As I tried to fit in and please others, my natural curiosity was replaced with anger and resentment.
I have a friend who gives everything – EVEN the first bite of her Magnum. Imagine giving someone else the joy of breaking your chocolate! (sacrilege).
My friend is adored, and spoken of lovingly:
“she’s always there for me”
“such a helpful person”
In other words, she’s always available to do what others want!
I spent many years in awe of this friend, until the cracks in her approach to life began to appear.
I noticed my friend would spend hours listening to the problems of others, compassionately offering advice. Often it was about taking care of themselves, taking time out, being kind to themselves. Advice she wouldn’t heed herself.
I noticed that being selfless was a valuable distraction for her. It meant she could avoid dealing with her own stuff. Of course, she never had time to exercise, or read, or take time out; she was too busy helping others.
Her mental and emotional wellbeing suffered. Her life was folding in on her, but strangely nobody seemed to notice. So eager were her friends to have their own needs met, they could only admire her for being so self-less (literal translation: without self).
On a few occasions, I prompted her to reconsider this completely selfless approach; to push back on the constant demands and create space for her. It was met with suspicion: “If you were a little more generous yourself, you’d understand,” she’d say.

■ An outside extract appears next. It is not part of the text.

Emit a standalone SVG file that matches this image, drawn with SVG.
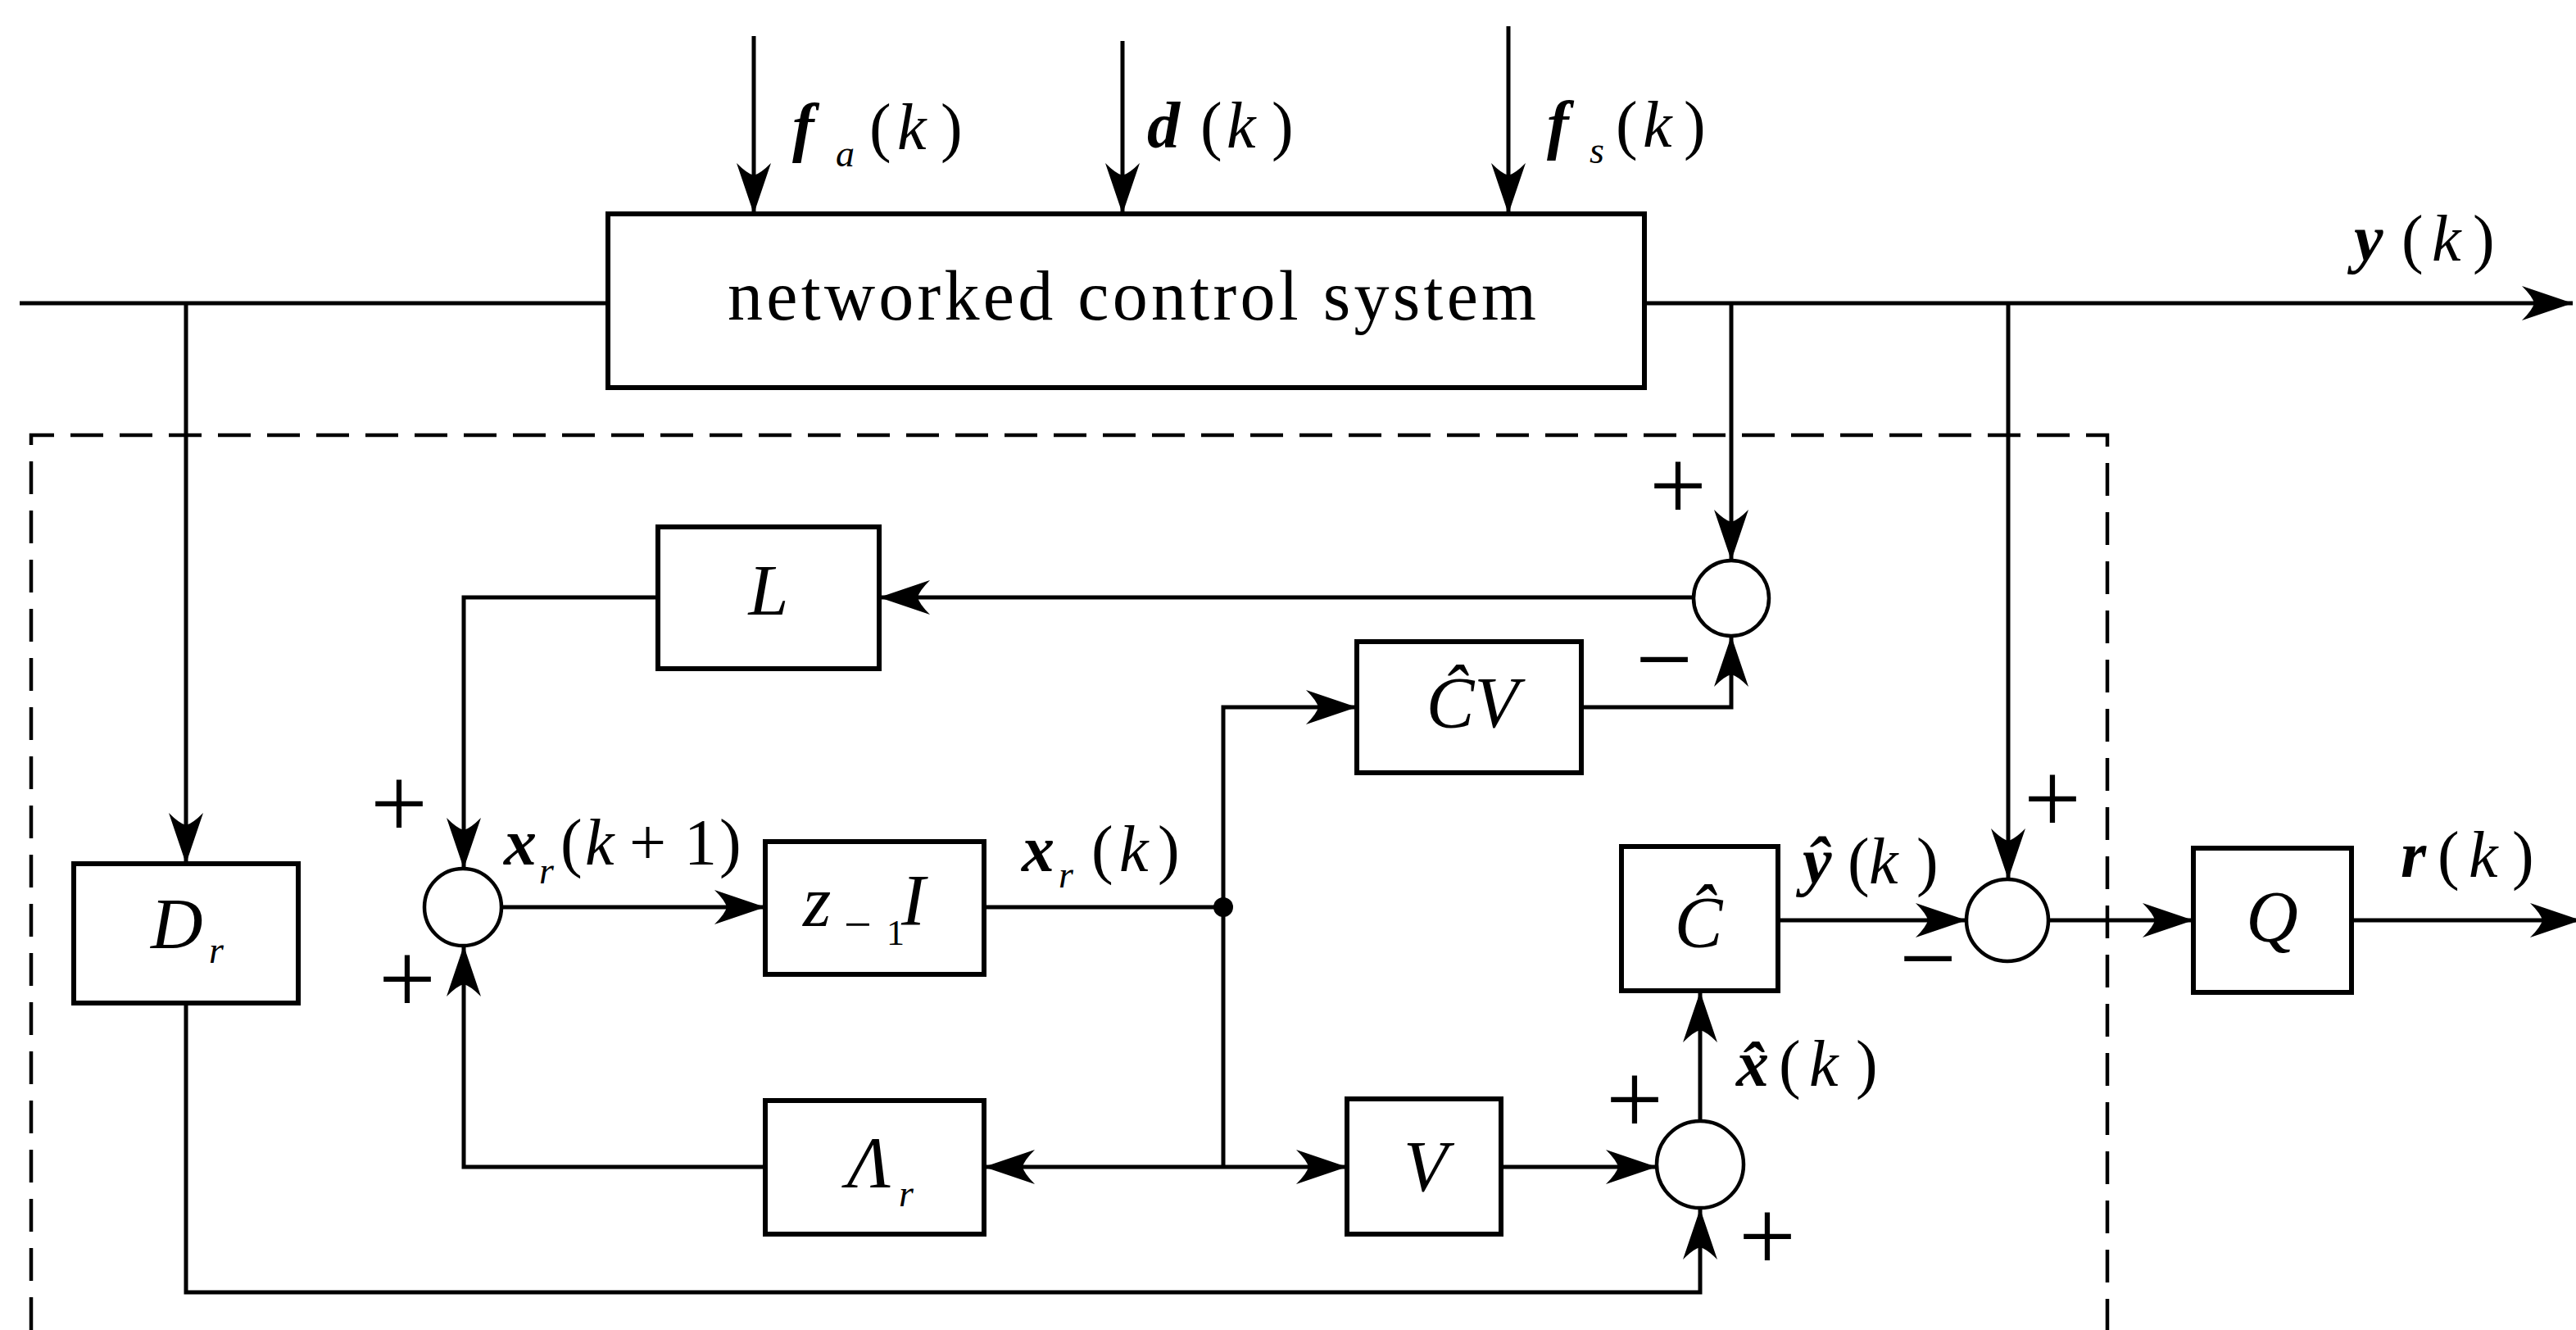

Ouch! Maybe she was right. Maybe if I was just a little more compassionate, generous and giving, life would be better. And then I remembered…
‘Selfish’ is used to wield power and control.
It’s hurled at people, by people who want you to do what they want.
Being selfish is used to insult; to trigger bad feelings of guilt and being wrong.
But what could it mean?
Words take on new meanings; it’s part of the evolutionary process. Who’d have thought ‘pivot’ would have such positive connotations 25 years ago?
At Activator Academy, we make better stuff possible for ourselves first, so we can make better things possible for others, and for our planet.
We’re laying down a 21st century definition of selfish.
To be selfish is to develop a self-first approach to accountability, responsibility, love, compassion and care.
Imagine how much more we could achieve for ourselves – and for each other – if we could focus on meeting these basic human needs – for selfish reasons.
Being selfish is the antithesis of – and the cure for – the culture of blame. It is the zenith of personal responsibility.